A bipartisan group of US senators is trying to ban the NSA’s blanket surveillance program in a radical bill proposed to the Senate Intelligence Committee. But a milder bill from chairwoman Diane Feinstein would sanction more snooping on US citizens.
Thursday’s Committee hearing on reforming the Foreign Intelligence Surveillance Act (FISA) reviewed the two rival bills in an effort to find a balance between security and privacy. The Committee is expected to have further lively debate on the proposed legislation next week, before the bill is sent for consideration by the full Senate.

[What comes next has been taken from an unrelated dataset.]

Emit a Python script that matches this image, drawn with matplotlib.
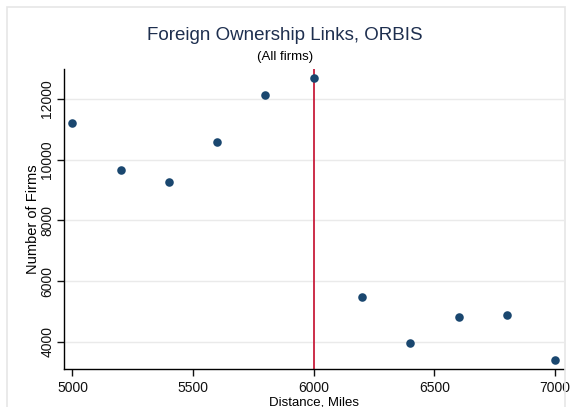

‘In the nation's best interest’
Two members of the Intelligence Committee, Democrats Ron Wyden (D-Ore) and Mark Udall (D-Colo), along with fellow senators Richard Blumenthal (D-Conn) and Rand Paul (R-Ky) tabled a bill Wednesday that would drastically cut the NSA’s powers, in particular banning the controversial mass call log collection program, which allows the NSA to log and record all phone conversations in the US.
At Thursday’s hearing, three generals representing the US secret services had to face a barrage of awkward questions, but refused to give up total surveillance, claiming it served national interests and helped to prevent terrorist attacks.
Both Director of National Intelligence James Clapper and National Security Agency director Keith Alexander testified that US spying agencies were merely logging all phone calls and e-mails inside the US, without actually reading the e-mails and and listening to the calls without a court order. But the critical senators seemed unconvinced.
“Is it the goal of the NSA to collect the phone records of all Americans?” Senator Mark Udall asked at the Committee hearing.
“Yes, I believe it is in the nation's best interest to put all the phone records into a lockbox that we could search when the nation needs to do it. Yes,” Alexander replied.
The milder bill was advocated
Thursday by a group of senators led by Committee chairwoman
Dianne Feinstein (D-Calif).
She said the Senate would like to set new, tighter standards on what data the NSA can record, collect and store, and also for how long. NSA analysts should better have a “reasonable articulable suspicion” of ongoing terrorist activities before they put any phone number on record, Feinstein said.
As US security agencies face greater skepticism from the public in the wake of former NSA contractor Edward Snowden’s leaks about US spy agencies’ eavesdropping programs, the senators said some concessions from US intelligence agencies were inevitable.
Clapper agreed that intercepted data should only be stored for a legally limited period of time, and promised that he would consider releasing information on how the sensitive data had been used.
Alexander and Deputy Attorney General James Cole, also attending the Committee hearing, backed the idea to allow outside lawyers into the Foreign Intelligence Surveillance Act (FISA) Court, the entity overseeing the eavesdropping programs, for the most important cases.
In the hearing, Feinstein said the surveillance programs were necessary because they protected Americans from terror attacks akin to this week’s massacre in the shopping mall in Kenya’s capital, Nairobi.
“The death and destruction we saw at the Westgate mall in Nairobi could have been at a mall in the United States,” Feinstein said.
Senate promotes surveillance on American soil
However, Feinstein’s bill would also seek to expand the US government's spying capabilities by authorizing the monitoring of terror suspects the NSA is tracking overseas when they arrive in the US.
Currently, when a suspected terrorist arrives in America, the NSA has to halt its surveillance, creating a legal loophole.
"I call it the terrorist lottery loophole," said Republican Senator Mike Rogers, the chairman of the House Intelligence Committee. "If you can find your way from a foreign country where we have reasonable suspicion that you are ... a terrorist ... and get to the United States, under a current rule, they need to turn it off and do a complicated handoff to the FBI,” Rogers said.
The new bill would allow the NSA to legally continue eavesdropping on a person for seven days after arriving to the US without asking for authorization from a court.
Lawmakers would also like the US Senate to take an active part in nominating the NSA director, who is currently recommended by the defense secretary and nominated by the president.
When Wyden bluntly asked NSA
chief Keith Alexander whether the NSA had ever collected data
about the whereabouts of American citizens, or just planned to
pinpoint their locations using cellphone signals, the general
declined to answer, referring to the classified nature of such
information.
“I believe this is something the American people have a right to know, whether the NSA has ever collected or made plans to collect cell site information,” Wyden said, accusing the NSA of “repeatedly deceiving the American people.”
Democratic Senator Wyden, who has been for years working with classified data as a member of the Senate Intelligence Committee, also derided the NSA’s complaints about the damage to US national security caused by the recent leaks.
“You talk about the damage that has been done by disclosures, but any government official who thought this would never be disclosed was ignoring history. The truth always manages to come out,” he said.